The Grand Chamber judgment in JA Pye (Oxford) Ltd and another v United Kingdom [2007] PLSCS 179 may have been a costly defeat for the landowners in the case, but it has provided much needed simplification to the law of adverse possession, say property barristers Oliver Radley-Gardner and Jonathan Small QC.
On 30 August, the Grand Chamber of the European Court of Human Rights (ECtHR) ruled that the English law of adverse possession did not breach a landowner’s right to peaceful enjoyment of his possessions. In the case, the complainant property development company had lost prime building land worth £21m to farmer “squatters”.

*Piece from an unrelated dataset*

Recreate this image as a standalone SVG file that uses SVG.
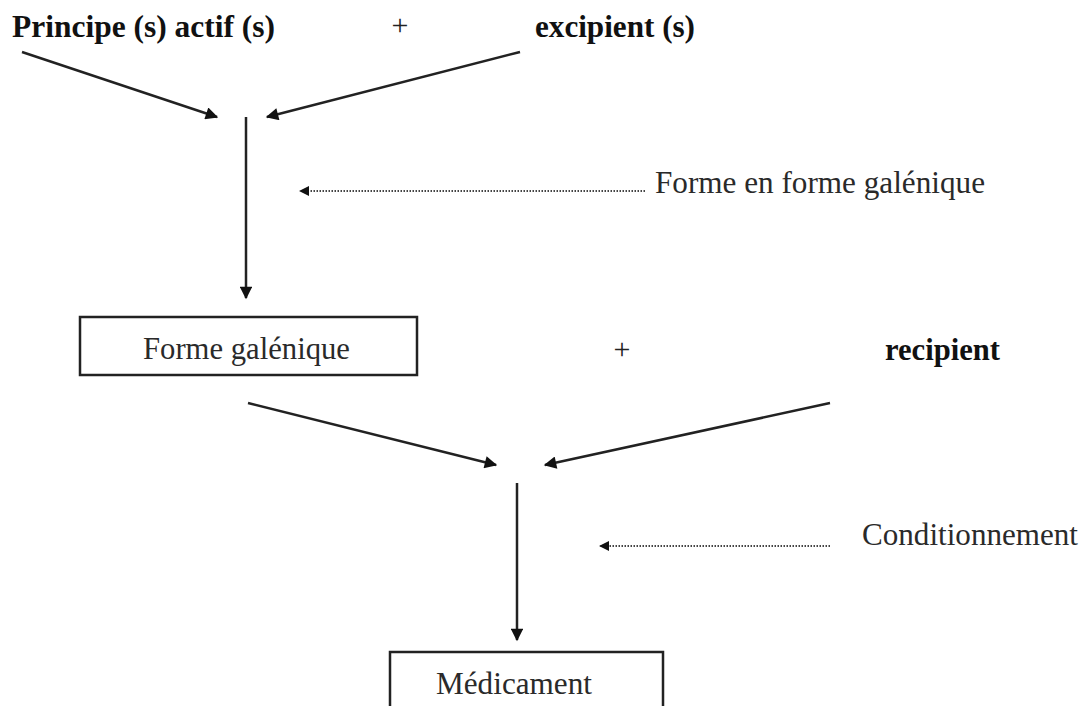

The government had therefore successfully overturned previous rulings by the English courts and the ECtHR decision in November 2005, that the human rights of Oxford-based JA Pye had been violated and it would be entitled to compensation for its losses.
JA Pye had hoped to build houses on the land, of which it was the registered owner. However, the House of Lords ruled in 2002 that Caroline Graham was entitled to squatter’s rights after proving that her late husband, Michael, had grazed cattle on the land for more than 12 years.
Radley-Gardner and Small, barristers at property set Falcon Chambers, say: “The earlier Strasbourg decision in Pye had proceeded upon the basis that adverse possession amounted to a deprivation of possessions… by contrast, the majority in the Grand Chamber considered the effect of the laws on adverse possession to operate as a mere control of use of land.
“In practice, the jurisprudential effect of this approach was to render adverse possession easier to justify. In particular, the absence of compensation was no longer fatal to the government’s case.”
They added: “Potentially, the English law on adverse possession has now been simplified. First, there are no longer two human rights regimes operating, depending upon whether the land in question is registered or unregistered, since neither engages the Convention.
“Second, county court judges no longer have to attempt the (almost impossible) task of making the words of the relevant statutes Convention-compliant.
“Third, the absurd position whereby the landowner’s remedies [against the squatter] depended upon whether the 12 years’ adverse possession fell before or after the coming into force of the Human Rights Act 1998 (which is not retrospective) no longer pertains.”